In the UK, Computing magazine ran a survey recently into the aspects of IT that generated the highest unforeseen costs. Software licensing and asset management was cited as the most expensive source of problems by 47% of the 109 IT directors polled. Given the frequency with which software vendors are both auditing customers and changing the licensing rules, this is hardly surprising.
The costs that arise are nearly always due to the unexpected ‘true up’ organizations incur if they are audited and found to be lacking licenses. In most cases it happens because the user has not understood or tracked their licensing obligations in the first place – a problem compounded by increasing complexity in both licensing terms and IT environments (e.g. virtualization).
For many organizations, however, the cost of a true-up can pale into insignificance next to the ‘cost’ of brand and reputational damage if they are found to be lacking when it comes to IT governance. Reputation is everything in professional services because firms are engaged as trusted business advisors, with an expectation that the highest levels of compliance, governance and ethics are maintained across all areas, not least in software licensing.

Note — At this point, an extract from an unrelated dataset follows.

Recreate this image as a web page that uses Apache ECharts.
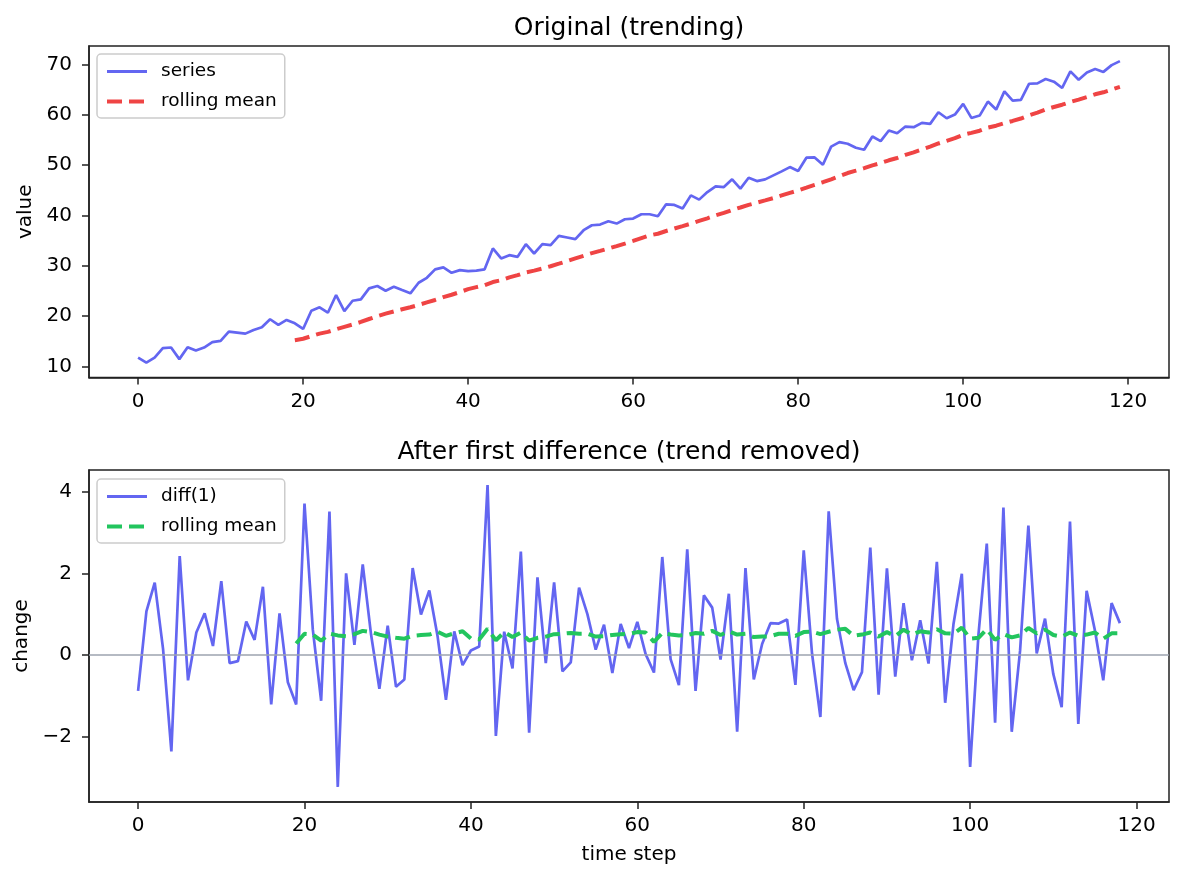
<!DOCTYPE html>
<html><head><meta charset="utf-8">
<script src="https://cdn.jsdelivr.net/npm/echarts@6/dist/echarts.min.js"></script>
<style>html,body{margin:0;padding:0;background:#fff}#c{width:1184px;height:880px}</style>
</head><body><div id="c"></div>
<script>
// ---- data ----
const seriesValues = [
  11.76,10.77,11.76,13.63,13.76,11.45,13.83,13.15,13.76,14.82,15.07,16.92,16.72,16.52,17.25,17.79,19.38,18.25,19.24,18.58,
  17.45,21.08,21.75,20.68,24.19,21.0,23.06,23.34,25.52,25.98,25.05,25.84,25.18,24.53,26.63,27.62,29.29,29.68,28.61,29.15,
  28.95,29.05,29.3,33.45,31.47,32.12,31.79,34.3,32.45,34.3,34.1,35.95,35.63,35.3,37.08,38.07,38.2,38.86,38.4,39.26,
  39.4,40.25,40.25,39.85,42.23,42.1,41.38,44.0,43.16,44.67,45.8,45.66,47.19,45.34,47.52,46.85,47.19,47.98,48.77,49.63,
  48.84,51.5,51.55,50.1,53.7,54.58,54.26,53.47,53.07,55.71,54.78,56.9,56.36,57.69,57.56,58.42,58.22,60.53,59.34,60.07,
  62.19,59.4,59.87,62.65,61.06,64.69,62.85,62.98,66.2,66.27,67.14,66.61,65.36,68.65,67.0,68.45,69.13,68.55,69.9,70.7
];
const rollingStart = 19;
const rollingTop = [
  15.22,15.50,16.02,16.52,16.87,17.39,17.87,18.33,18.84,19.43,19.99,20.49,20.93,21.36,21.76,22.23,22.72,23.21,23.78,24.25,24.78,
  25.36,25.76,26.14,26.78,27.14,27.70,28.14,28.69,29.04,29.46,
  29.91,30.42,30.94,31.48,32.00,32.52,32.97,33.43,33.92,34.43,
  34.95,35.51,36.06,36.38,36.92,37.42,37.90,38.39,38.93,39.45,
  40.03,40.52,41.10,41.60,42.12,42.56,43.01,43.47,43.99,44.51,
  44.98,45.54,46.11,46.62,47.19,47.81,48.45,48.92,49.42,49.97,
  50.42,50.98,51.44,52.06,52.56,53.14,53.69,54.32,54.85,55.37,
  56.04,56.44,56.86,57.49,57.86,58.37,58.80,59.28,59.94,60.47,
  61.09,61.58,62.03,62.58,63.05,63.55,64.10,64.50,65.03,65.56
];
const diffValues = [
  -0.88,1.07,1.77,0.15,-2.36,2.42,-0.62,0.55,1.02,0.22,1.81,-0.2,-0.15,0.82,0.37,1.67,-1.21,1.02,-0.67,-1.21,
  3.71,0.62,-1.12,3.51,-3.23,2.0,0.25,2.22,0.5,-0.83,0.72,-0.78,-0.6,2.13,0.99,1.58,0.45,-1.1,0.58,-0.25,
  0.11,0.21,4.16,-1.98,0.57,-0.33,2.53,-1.9,1.9,-0.2,1.78,-0.4,-0.18,1.65,1.0,0.13,0.74,-0.44,0.76,0.17,
  0.81,0.02,-0.43,2.4,-0.1,-0.74,2.59,-0.88,1.46,1.16,-0.11,1.5,-1.88,2.13,-0.6,0.27,0.78,0.77,0.87,-0.73,
  2.56,0.03,-1.52,3.52,0.88,-0.2,-0.86,-0.42,2.63,-0.97,2.12,-0.53,1.27,-0.13,0.85,-0.21,2.28,-1.17,0.76,1.99,
  -2.74,0.5,2.73,-1.66,3.61,-1.88,0.1,3.17,0.04,0.89,-0.47,-1.28,3.27,-1.69,1.57,0.6,-0.62,1.27,0.78
];
const rollingDiff = [
  0.28,0.52,0.50,0.35,0.52,0.48,0.46,0.51,0.59,0.56,0.50,
  0.45,0.42,0.40,0.47,0.49,0.50,0.57,0.47,0.53,0.58,
  0.40,0.38,0.64,0.36,0.56,0.44,0.55,0.35,0.42,0.45,
  0.51,0.52,0.54,0.52,0.52,0.45,0.46,0.49,0.51,0.52,
  0.56,0.55,0.32,0.54,0.50,0.48,0.49,0.54,0.52,0.59,
  0.49,0.58,0.50,0.52,0.44,0.45,0.46,0.52,0.52,0.47,
  0.56,0.57,0.51,0.57,0.62,0.64,0.47,0.50,0.55,0.45,
  0.56,0.46,0.62,0.50,0.58,0.55,0.63,0.53,0.52,0.67,
  0.40,0.42,0.63,0.37,0.51,0.43,0.48,0.66,0.53,0.62,
  0.49,0.45,0.55,0.47,0.50,0.55,0.40,0.53,0.53
];
const xTicks = [0,20,40,60,80,100,120];
const yTicksTop = [10,20,30,40,50,60,70];
const yTicksBottom = [-2,0,2,4];
const titles = ['Original (trending)', 'After first difference (trend removed)'];

// ---- build ----
const FONT = 'DejaVu Sans';
const BLUE = '#6366f1', RED = '#ef4444', GREEN = '#22c55e';
const SOLID_W = 2.7, DASH_W = 4, DASH = [15, 7];
const pairs = (arr, start) => arr.map((v, i) => [i + start, v]);
const minus = v => String(v).replace('-', '\u2212');

function xAxis(gi, min, max, withName) {
  return {
    type: 'value', gridIndex: gi, min: min, max: max,
    name: withName ? 'time step' : '', nameLocation: 'middle', nameGap: 43,
    nameTextStyle: {fontFamily: FONT, fontSize: 20, color: '#000'},
    axisLine: {show: true, onZero: false, lineStyle: {color: '#222', width: 1.5}},
    axisTick: {show: true, length: 7, lineStyle: {color: '#222', width: 1.5}, customValues: xTicks},
    axisLabel: {customValues: xTicks, fontFamily: FONT, fontSize: 20, color: '#000', margin: 14},
    splitLine: {show: false}
  };
}
function yAxis(gi, min, max, ticks, name) {
  return {
    type: 'value', gridIndex: gi, min: min, max: max,
    name: name, nameLocation: 'middle', nameGap: 50, nameRotate: 90,
    nameTextStyle: {fontFamily: FONT, fontSize: 20, color: '#000'},
    axisLine: {show: true, onZero: false, lineStyle: {color: '#222', width: 1.5}},
    axisTick: {show: true, length: 7, lineStyle: {color: '#222', width: 1.5}, customValues: ticks},
    axisLabel: {customValues: ticks, fontFamily: FONT, fontSize: 20, color: '#000', margin: 17, formatter: minus},
    splitLine: {show: false}
  };
}
function legend(top, items) {
  return {
    left: 97, top: top, orient: 'vertical',
    data: items.map(it => ({name: it.name,
      lineStyle: {color: it.color, width: it.width, type: it.dash ? DASH : 'solid', opacity: 1}})),
    itemWidth: 40, itemHeight: 18, itemGap: 11,
    padding: [8, 8, 7, 8],
    backgroundColor: '#fff', borderColor: '#cccccc', borderWidth: 1.5, borderRadius: 4,
    itemStyle: {opacity: 0},
    formatter: n => n.replace(' (diff)', ''),
    textStyle: {fontFamily: FONT, fontSize: 18.5, color: '#000', padding: [0, 0, 0, 9]},
    selectedMode: false
  };
}
function title(text, top) {
  return {text: text, left: 629, top: top, textAlign: 'center', padding: 0,
    textStyle: {fontFamily: FONT, fontSize: 25, fontWeight: 'normal', color: '#000'}};
}

const chart = echarts.init(document.getElementById('c'), null, {renderer: 'canvas'});
chart.setOption({
  animation: false,
  backgroundColor: '#fff',
  title: [title(titles[0], 16), title(titles[1], 440)],
  grid: [
    {left: 89, top: 46, width: 1080, height: 331.5, show: true, borderColor: '#222', borderWidth: 1.5, backgroundColor: 'transparent'},
    {left: 89, top: 470, width: 1080, height: 332, show: true, borderColor: '#222', borderWidth: 1.5, backgroundColor: 'transparent'}
  ],
  xAxis: [xAxis(0, -5.95, 124.95, false), xAxis(1, -5.9, 123.9, true)],
  yAxis: [yAxis(0, 7.8, 73.7, yTicksTop, 'value'), yAxis(1, -3.6, 4.53, yTicksBottom, 'change')],
  legend: [
    legend(54, [{name: 'series', color: BLUE, width: 3}, {name: 'rolling mean', color: RED, width: DASH_W, dash: true}]),
    legend(479, [{name: 'diff(1)', color: BLUE, width: 3}, {name: 'rolling mean (diff)', color: GREEN, width: DASH_W, dash: true}])
  ],
  series: [
    {name: 'series', type: 'line', xAxisIndex: 0, yAxisIndex: 0, data: pairs(seriesValues, 0),
     symbol: 'none', lineStyle: {color: BLUE, width: SOLID_W}, itemStyle: {color: BLUE}},
    {name: 'rolling mean', type: 'line', xAxisIndex: 0, yAxisIndex: 0, data: pairs(rollingTop, rollingStart),
     symbol: 'none', lineStyle: {color: RED, width: DASH_W, type: DASH}, itemStyle: {color: RED}},
    {name: 'diff(1)', type: 'line', xAxisIndex: 1, yAxisIndex: 1, data: pairs(diffValues, 0),
     symbol: 'none', lineStyle: {color: BLUE, width: SOLID_W}, itemStyle: {color: BLUE},
     markLine: {silent: true, symbol: ['none', 'none'], label: {show: false},
       lineStyle: {color: '#9ca3af', width: 1.5, type: 'solid'}, data: [{yAxis: 0}]}},
    {name: 'rolling mean (diff)', type: 'line', xAxisIndex: 1, yAxisIndex: 1, data: pairs(rollingDiff, rollingStart),
     symbol: 'none', lineStyle: {color: GREEN, width: DASH_W, type: DASH}, itemStyle: {color: GREEN}}
  ]
});
</script>
</body></html>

This was the business justification for Harper Macleod LLP, a Snow License manager user. Reflecting the increasing tendency for SAM to be a multi-user function, Harper Macleod has spread responsibility for SAM across its IT Department. A team of ten are tacked with identifying what software is being used and maintaining a register of software installed (inventory management), through to actively monitoring how software is used and whether users are getting value for money (software usage metering). This is not to suggest that the only reason to invest in SAM is good governance.
Since deploying Snow License Manager, Harper Macleod has identified additional license optimization opportunities as a result of the audit and reconciliation process. In particular, software metering provides detailed reports showing actual software usage levels by individual staff to be created. This allows Harper Macleod’s IT management to become far more cost efficient, because software usage is reported down to an individual user level to avoid instances where money was being wasted on unnecessary software licenses.
Any employees identified to not be using their software entitlements fully could have access revoked and the same license made available for others in the firm to use. This capability to ‘re-harvest’ unused licenses rather than simply purchasing new entitlements has helped Harper Macleod to made significant IT cost savings. So it is clear that SAM brings many benefits to an organization – starting with protecting its reputation and extending into driving real bottom-line savings for the organization.